Viele Knochen haben sich auch im Laufe der Zeit zersetzt. Der Boden in Brandenburg enthält sehr viel Sand, die Mineralien im Knochen werden durch das Grundwasser ausgewaschen, was den Zerfall beschleunigt. Übrig blieb der „Leichenschatten“, eine dunkle Verfärbung des Bodens aufgrund der Zersetzung organischer Materialien.
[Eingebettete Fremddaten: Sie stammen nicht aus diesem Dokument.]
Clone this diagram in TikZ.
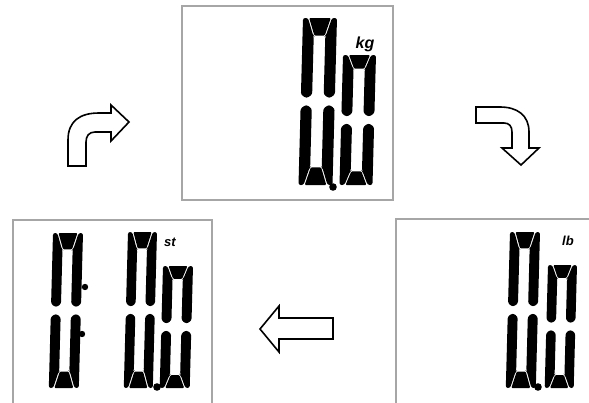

Im nächsten Schritt ging es darum, die Umstände der Schlacht zu recherchieren. Zu welchem Flügel gehörten die Soldaten? Wo kamen sie her? „Die historischen Quellen alleine reichten nicht aus, wir benötigten genauere Informationen über das Schlachtfeld. Also sind wir im Frühjahr 2009 mit Ehrenamtlichen aus Braunschweig bei schlechtem Wetter mit Sonden über das Schlachtfeld gelaufen und haben es vermessen. Dabei machten wir ungefähr 3000 Funde, ein Drittel waren Projektile aus der Schlacht“, erzählt Grothe. Insgesamt sechs Quadratkilometer wurden untersucht. „Wir wissen, dass es ein Massengrab im Zentrum der Kämpfe war“. Es handelte sich um Söldner der Schweden, meistens Schotten aus den Highlands, aber auch Balten. Dass es Schotten sind, kann man aus der Analyse des Zahnschmelzes schließen. „Das Wasser einer jeden Region hat eine chemische Signatur – und die findet sich im Zahnschmelz wieder.“
Steve Murdoch, der an der Universität St. Andrews über die Schotten in schwedischen Diensten forscht, ist über die deutschen Ergebnisse hochzufrieden. „Er will als Historiker in Zukunft auch mit Archäologen in Schottland arbeiten, ein schönes Ergebnis unseres Projekts“, sagt Grothe.